In Washington, there are a disturbing number of politicians on both sides of the aisle who want American tech policy to look much more like the experiment unfolding in Europe. Senators from the right and left have lined up behind bills like the Open App Markets Act and the App Store Freedom Act, which would mandate rules similar to the DMA. They risk stripping away the very differentiation that has kept U.S. tech firms dynamic, in stark contrast to those in Europe.

There is an alternative. The U.S. market has always thrived when regulators focus on true anticompetitive conduct rather than imposing a single vision of what technology should be. The current FTC chair, Andrew Ferguson, has made it clear that weakening privacy or security in the name of regulatory compliance is not an acceptable trade-off. It is only right that regulators go after real abuses, such as when manufacturers block developers from even telling users about alternative payment options. But this is very different from mandating the architecture of entire platforms.

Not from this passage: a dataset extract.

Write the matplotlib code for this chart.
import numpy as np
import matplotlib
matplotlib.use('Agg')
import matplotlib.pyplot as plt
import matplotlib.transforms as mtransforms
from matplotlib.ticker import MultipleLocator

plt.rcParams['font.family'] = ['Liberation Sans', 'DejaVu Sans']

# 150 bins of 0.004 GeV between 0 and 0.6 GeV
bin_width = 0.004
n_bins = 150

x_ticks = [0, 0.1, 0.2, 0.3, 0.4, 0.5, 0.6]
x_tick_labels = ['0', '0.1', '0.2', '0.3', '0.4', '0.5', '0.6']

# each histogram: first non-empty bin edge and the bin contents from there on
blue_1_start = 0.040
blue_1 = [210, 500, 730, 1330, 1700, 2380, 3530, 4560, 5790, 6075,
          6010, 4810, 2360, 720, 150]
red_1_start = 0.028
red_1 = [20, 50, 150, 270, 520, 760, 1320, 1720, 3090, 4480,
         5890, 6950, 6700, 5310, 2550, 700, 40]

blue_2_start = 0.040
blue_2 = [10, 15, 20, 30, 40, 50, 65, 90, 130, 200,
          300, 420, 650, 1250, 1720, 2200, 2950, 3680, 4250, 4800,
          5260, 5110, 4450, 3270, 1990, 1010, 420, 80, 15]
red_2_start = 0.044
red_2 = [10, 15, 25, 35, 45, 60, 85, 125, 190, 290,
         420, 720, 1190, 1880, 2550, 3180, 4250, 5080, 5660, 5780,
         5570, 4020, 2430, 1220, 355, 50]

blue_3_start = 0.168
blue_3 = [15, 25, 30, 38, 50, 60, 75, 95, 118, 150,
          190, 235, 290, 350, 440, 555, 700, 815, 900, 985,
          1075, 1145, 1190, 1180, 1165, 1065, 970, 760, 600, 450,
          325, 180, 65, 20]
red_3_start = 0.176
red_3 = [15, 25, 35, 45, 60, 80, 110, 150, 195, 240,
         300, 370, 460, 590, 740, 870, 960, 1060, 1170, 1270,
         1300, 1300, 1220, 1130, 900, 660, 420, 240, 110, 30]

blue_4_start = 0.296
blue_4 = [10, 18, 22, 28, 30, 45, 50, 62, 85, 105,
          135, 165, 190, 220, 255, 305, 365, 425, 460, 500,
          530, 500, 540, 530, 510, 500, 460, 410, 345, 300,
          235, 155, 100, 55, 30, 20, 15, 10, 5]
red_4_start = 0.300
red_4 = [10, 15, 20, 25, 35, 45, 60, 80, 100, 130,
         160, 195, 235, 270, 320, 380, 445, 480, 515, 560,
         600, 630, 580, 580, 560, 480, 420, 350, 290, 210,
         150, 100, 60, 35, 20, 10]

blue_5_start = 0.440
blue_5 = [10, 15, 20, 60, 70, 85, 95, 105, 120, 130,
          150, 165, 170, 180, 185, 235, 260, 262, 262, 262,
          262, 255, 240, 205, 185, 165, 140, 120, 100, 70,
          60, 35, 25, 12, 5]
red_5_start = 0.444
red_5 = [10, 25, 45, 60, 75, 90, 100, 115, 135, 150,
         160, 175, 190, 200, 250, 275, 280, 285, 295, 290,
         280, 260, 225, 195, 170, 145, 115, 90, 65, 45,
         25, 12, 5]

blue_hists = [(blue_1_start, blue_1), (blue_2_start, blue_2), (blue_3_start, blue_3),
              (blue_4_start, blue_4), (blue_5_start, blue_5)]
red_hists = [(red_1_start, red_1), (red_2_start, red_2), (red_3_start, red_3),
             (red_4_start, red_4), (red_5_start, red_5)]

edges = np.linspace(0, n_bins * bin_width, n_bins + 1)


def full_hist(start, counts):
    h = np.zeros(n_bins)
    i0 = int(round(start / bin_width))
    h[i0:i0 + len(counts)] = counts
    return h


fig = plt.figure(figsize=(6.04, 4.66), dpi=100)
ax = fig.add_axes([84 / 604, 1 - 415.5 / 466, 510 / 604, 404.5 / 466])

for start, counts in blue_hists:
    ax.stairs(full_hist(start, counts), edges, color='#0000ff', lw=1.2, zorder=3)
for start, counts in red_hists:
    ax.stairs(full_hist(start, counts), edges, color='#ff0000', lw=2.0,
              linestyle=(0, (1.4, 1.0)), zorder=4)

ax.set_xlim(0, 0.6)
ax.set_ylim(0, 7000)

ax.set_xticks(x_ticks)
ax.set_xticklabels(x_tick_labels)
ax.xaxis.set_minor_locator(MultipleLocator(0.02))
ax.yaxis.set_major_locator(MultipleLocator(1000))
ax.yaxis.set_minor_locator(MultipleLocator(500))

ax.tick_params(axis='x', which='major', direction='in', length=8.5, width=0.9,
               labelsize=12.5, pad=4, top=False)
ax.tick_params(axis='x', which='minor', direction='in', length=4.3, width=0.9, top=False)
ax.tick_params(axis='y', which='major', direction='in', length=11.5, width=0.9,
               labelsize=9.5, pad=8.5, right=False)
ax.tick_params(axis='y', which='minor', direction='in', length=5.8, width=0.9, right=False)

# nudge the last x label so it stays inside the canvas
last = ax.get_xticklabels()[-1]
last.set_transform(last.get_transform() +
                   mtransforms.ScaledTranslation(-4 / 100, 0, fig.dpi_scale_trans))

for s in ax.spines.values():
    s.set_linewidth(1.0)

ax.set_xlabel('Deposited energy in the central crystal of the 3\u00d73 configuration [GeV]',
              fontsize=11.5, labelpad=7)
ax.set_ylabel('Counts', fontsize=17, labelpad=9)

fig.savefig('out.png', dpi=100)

For all the talk of opening up, Europe’s experiment is a lesson in what to avoid. It has led to declining investment and slower innovation, leaving consumers with fewer meaningful choices. The American approach ought to respect the value of difference. True competition happens when companies can pursue distinct philosophies, and consumers can choose what works for them.

The DMA cannot be reformed because it is built on a fundamental error: confusing consumer choice with monopolistic practice. Congress should ignore those who want America to repeat Europe’s mistakes. When you attack differentiation in the name of competition, you end up with neither. European consumers are learning this the hard way. American consumers should not have to.